WHAT TO PRODUCE
Take the line containing "Write the TikZ code for this diagram." as the first line and the line containing "to[out=-60, in=-140] (d2);" as the last, and output that span verbatim without any images.
+++
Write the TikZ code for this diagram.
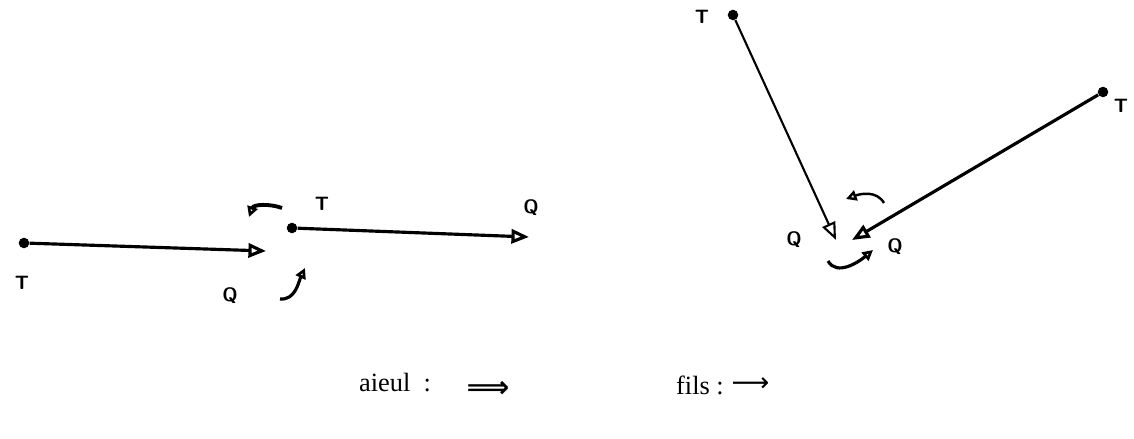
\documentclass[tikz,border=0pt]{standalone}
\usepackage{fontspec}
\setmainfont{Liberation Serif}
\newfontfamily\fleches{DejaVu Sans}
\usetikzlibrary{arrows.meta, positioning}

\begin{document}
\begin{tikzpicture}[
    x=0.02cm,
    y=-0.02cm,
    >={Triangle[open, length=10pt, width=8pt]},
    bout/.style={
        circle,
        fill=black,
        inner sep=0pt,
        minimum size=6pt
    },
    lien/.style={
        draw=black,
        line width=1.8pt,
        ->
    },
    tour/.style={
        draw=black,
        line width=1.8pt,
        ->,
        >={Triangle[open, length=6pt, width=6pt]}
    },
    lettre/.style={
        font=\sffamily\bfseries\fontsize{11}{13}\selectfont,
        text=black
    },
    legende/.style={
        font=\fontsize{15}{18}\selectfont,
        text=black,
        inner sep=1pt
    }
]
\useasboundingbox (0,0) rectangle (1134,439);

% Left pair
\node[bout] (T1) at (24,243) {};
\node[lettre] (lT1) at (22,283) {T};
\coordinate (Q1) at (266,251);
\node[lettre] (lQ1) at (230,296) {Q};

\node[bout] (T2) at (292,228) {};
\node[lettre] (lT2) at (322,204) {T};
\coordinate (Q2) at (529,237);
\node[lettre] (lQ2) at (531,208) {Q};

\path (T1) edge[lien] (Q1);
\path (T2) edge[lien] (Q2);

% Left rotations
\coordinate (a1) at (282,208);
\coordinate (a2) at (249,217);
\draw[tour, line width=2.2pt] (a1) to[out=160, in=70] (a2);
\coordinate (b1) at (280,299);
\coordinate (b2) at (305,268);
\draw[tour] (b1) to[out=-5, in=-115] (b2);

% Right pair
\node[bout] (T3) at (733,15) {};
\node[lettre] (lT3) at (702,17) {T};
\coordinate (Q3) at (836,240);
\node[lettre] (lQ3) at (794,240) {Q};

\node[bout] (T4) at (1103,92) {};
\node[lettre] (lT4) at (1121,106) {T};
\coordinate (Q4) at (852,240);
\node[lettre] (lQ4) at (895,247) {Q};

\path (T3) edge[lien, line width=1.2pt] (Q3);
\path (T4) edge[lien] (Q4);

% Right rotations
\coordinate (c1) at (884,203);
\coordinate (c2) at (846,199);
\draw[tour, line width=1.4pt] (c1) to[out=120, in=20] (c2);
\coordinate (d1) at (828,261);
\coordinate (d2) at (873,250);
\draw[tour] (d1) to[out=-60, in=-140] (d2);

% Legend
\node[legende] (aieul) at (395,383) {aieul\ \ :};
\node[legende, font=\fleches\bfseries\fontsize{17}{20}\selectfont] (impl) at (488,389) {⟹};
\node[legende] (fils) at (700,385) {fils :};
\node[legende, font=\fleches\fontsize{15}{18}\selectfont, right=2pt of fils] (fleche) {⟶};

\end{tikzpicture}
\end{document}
+++
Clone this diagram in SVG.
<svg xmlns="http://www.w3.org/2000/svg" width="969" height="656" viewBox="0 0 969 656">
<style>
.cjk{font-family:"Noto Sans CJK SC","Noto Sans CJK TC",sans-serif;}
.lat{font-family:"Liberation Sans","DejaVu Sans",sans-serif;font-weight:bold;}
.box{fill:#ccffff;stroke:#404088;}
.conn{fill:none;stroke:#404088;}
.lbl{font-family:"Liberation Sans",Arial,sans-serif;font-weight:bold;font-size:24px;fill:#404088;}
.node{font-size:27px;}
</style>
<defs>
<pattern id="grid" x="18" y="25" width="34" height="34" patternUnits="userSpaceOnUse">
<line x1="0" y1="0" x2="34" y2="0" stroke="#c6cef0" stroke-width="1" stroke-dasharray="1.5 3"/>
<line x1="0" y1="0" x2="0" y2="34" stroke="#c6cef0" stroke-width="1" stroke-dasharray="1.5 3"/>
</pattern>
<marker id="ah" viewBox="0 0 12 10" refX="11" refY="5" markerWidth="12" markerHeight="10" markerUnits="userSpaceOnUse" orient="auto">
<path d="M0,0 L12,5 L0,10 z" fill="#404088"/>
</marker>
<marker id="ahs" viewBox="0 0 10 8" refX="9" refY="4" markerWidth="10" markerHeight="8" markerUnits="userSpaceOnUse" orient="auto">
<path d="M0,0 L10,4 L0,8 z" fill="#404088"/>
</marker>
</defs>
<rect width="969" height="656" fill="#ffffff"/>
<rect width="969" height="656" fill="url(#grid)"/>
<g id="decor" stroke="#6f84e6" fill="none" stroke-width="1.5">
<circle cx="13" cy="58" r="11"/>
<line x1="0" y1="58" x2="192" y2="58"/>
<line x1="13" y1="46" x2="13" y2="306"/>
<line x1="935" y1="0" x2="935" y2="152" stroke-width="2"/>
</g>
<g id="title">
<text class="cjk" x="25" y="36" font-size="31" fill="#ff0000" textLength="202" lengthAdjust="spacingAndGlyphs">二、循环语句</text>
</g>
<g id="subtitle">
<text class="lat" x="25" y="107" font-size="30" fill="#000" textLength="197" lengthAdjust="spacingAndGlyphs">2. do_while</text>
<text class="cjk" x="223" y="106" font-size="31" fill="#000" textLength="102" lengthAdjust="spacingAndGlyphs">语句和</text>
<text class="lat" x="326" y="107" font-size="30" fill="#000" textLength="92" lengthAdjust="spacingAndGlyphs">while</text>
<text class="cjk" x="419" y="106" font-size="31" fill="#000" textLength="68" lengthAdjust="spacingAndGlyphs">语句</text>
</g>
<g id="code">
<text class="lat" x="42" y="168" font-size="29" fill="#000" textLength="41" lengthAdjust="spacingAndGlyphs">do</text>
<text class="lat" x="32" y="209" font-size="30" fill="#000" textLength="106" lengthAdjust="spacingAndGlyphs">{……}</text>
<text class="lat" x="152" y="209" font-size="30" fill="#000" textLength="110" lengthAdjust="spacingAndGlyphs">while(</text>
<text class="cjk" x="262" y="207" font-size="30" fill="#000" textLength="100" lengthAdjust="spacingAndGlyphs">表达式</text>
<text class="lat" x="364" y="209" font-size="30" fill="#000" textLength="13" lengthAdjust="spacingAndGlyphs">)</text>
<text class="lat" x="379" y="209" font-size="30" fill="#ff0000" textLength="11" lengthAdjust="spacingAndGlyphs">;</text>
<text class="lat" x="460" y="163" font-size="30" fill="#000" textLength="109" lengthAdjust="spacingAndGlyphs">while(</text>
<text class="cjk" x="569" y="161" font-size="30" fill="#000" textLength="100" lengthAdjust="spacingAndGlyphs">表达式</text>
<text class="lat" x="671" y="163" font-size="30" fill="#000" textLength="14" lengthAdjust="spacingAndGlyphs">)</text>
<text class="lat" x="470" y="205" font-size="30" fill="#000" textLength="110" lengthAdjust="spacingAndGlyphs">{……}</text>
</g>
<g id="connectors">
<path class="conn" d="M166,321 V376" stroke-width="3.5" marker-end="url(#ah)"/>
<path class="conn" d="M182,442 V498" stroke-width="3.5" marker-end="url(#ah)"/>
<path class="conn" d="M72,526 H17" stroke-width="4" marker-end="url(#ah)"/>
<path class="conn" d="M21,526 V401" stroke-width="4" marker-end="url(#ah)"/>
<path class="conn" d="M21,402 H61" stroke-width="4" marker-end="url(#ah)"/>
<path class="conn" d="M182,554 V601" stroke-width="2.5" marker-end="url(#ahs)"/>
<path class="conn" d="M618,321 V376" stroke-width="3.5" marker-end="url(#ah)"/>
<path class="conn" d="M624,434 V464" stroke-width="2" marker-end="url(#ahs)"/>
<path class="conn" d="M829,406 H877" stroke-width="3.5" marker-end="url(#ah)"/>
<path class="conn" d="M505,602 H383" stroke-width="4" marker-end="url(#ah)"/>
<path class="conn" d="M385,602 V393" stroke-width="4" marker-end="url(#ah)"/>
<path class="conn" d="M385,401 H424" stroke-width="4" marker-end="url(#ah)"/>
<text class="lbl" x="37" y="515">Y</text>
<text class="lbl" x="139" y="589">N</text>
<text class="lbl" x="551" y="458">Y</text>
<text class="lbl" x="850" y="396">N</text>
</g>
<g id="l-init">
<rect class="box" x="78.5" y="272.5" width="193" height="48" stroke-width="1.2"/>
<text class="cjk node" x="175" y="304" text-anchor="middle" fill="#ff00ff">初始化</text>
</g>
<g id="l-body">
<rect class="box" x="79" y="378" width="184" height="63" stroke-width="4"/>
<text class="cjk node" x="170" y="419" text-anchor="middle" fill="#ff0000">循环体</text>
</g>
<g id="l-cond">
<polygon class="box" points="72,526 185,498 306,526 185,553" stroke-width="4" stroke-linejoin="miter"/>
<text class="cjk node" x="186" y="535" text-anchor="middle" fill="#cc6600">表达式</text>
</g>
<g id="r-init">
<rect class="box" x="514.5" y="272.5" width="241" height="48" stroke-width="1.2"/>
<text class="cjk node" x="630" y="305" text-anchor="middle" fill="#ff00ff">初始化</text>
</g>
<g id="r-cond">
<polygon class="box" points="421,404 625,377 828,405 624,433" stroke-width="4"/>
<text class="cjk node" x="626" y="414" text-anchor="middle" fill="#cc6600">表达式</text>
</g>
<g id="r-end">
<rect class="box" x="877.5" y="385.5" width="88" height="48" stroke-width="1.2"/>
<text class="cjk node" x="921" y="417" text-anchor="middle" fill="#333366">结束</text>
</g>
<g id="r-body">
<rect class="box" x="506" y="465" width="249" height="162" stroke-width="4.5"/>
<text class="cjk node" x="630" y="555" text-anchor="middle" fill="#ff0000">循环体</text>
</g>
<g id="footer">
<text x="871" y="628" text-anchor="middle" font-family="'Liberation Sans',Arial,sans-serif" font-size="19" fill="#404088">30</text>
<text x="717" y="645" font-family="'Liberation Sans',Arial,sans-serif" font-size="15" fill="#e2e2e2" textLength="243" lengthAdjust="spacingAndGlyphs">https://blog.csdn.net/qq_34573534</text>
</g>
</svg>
+++
WORKED ANSWER
Write the TikZ code for this diagram.
\documentclass[tikz,border=0pt]{standalone}
\usepackage{fontspec}
\setmainfont{Liberation Serif}
\newfontfamily\fleches{DejaVu Sans}
\usetikzlibrary{arrows.meta, positioning}

\begin{document}
\begin{tikzpicture}[
    x=0.02cm,
    y=-0.02cm,
    >={Triangle[open, length=10pt, width=8pt]},
    bout/.style={
        circle,
        fill=black,
        inner sep=0pt,
        minimum size=6pt
    },
    lien/.style={
        draw=black,
        line width=1.8pt,
        ->
    },
    tour/.style={
        draw=black,
        line width=1.8pt,
        ->,
        >={Triangle[open, length=6pt, width=6pt]}
    },
    lettre/.style={
        font=\sffamily\bfseries\fontsize{11}{13}\selectfont,
        text=black
    },
    legende/.style={
        font=\fontsize{15}{18}\selectfont,
        text=black,
        inner sep=1pt
    }
]
\useasboundingbox (0,0) rectangle (1134,439);

% Left pair
\node[bout] (T1) at (24,243) {};
\node[lettre] (lT1) at (22,283) {T};
\coordinate (Q1) at (266,251);
\node[lettre] (lQ1) at (230,296) {Q};

\node[bout] (T2) at (292,228) {};
\node[lettre] (lT2) at (322,204) {T};
\coordinate (Q2) at (529,237);
\node[lettre] (lQ2) at (531,208) {Q};

\path (T1) edge[lien] (Q1);
\path (T2) edge[lien] (Q2);

% Left rotations
\coordinate (a1) at (282,208);
\coordinate (a2) at (249,217);
\draw[tour, line width=2.2pt] (a1) to[out=160, in=70] (a2);
\coordinate (b1) at (280,299);
\coordinate (b2) at (305,268);
\draw[tour] (b1) to[out=-5, in=-115] (b2);

% Right pair
\node[bout] (T3) at (733,15) {};
\node[lettre] (lT3) at (702,17) {T};
\coordinate (Q3) at (836,240);
\node[lettre] (lQ3) at (794,240) {Q};

\node[bout] (T4) at (1103,92) {};
\node[lettre] (lT4) at (1121,106) {T};
\coordinate (Q4) at (852,240);
\node[lettre] (lQ4) at (895,247) {Q};

\path (T3) edge[lien, line width=1.2pt] (Q3);
\path (T4) edge[lien] (Q4);

% Right rotations
\coordinate (c1) at (884,203);
\coordinate (c2) at (846,199);
\draw[tour, line width=1.4pt] (c1) to[out=120, in=20] (c2);
\coordinate (d1) at (828,261);
\coordinate (d2) at (873,250);
\draw[tour] (d1) to[out=-60, in=-140] (d2);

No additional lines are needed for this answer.